In this debut memoir, the co-founder of a famous clothing-optional resort and, later, of a sanctuary for wild cats, describes her experiences.
Sandstone Retreat—officially, the Sandstone Foundation for Community Systems Research—was founded in 1969 by John Williamson, “an aerospace engineer turned free-love visionary,” and his wife, Barbara, the author of this book, who’d been a successful life insurance salesperson. The 15-acre California estate offered “a sensual playground for adults,” she says, and was part of “a radical social experiment….[in] total sexual freedom, where sexual possessiveness and jealousy did not exist.” The author describes how she and her husband found, renovated, and decorated the rooms (velvet upholstery, shag carpeting), as well as how the cooperative retreat/commune was run, with the Williamsons charging membership fees and employing a small, live-in staff. For the author, who says she grew up in an emotionally cold, rejecting household, Sandstone was about self-knowledge, intimacy, and happiness. She says that she learned to deal with sexual jealousy (although she notes that the first time John had sex with another woman, she cried all night) and to delight in her own bisexuality. Various media outlets reported on the retreat, which was featured in a 1975 documentary, although the Williamsons sold it in 1973. They eventually settled in Nevada, where they founded Tiger Touch, a nonprofit exotic-feline sanctuary; John Williamson died in 2013. The author writes that she “saw more naked stars [at Sandstone] than any other woman of that era!,” but she rarely shares explicit gossip, which may disappoint some readers.

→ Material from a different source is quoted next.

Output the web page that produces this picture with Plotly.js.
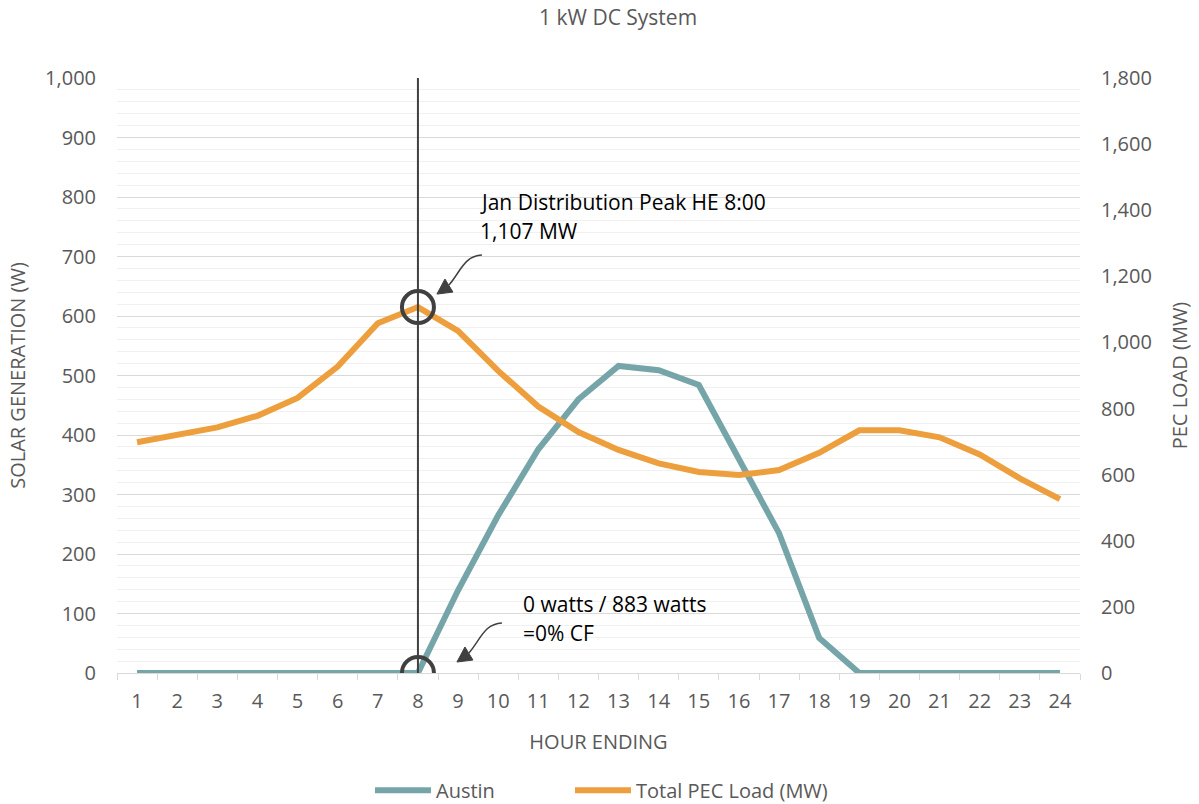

She presents the place as an unalloyed Eden but, childless herself, doesn’t discuss questions such as how its model of free, open sexuality could possibly work for families with children, or how Sandstone would have coped with HIV and AIDS. The author also doesn’t address those who might have sought sexual liberation but lacked the money and/or good looks to fit in at a place like Sandstone. She also writes of obtaining her Siberian lynx from an exotic-cat breeder, without mentioning that many animal welfare organizations frown on this practice. Still, the author does a good job of communicating the joyous, affectionate flavor of the era’s approach to sexual liberation, making an interesting contrast to the prurience of contemporary observers, such as Gay Talese.
Despite its subtitle, this uneven book is less a self-help manual than a recommendation to remove one’s sexual boundaries, with good results guaranteed.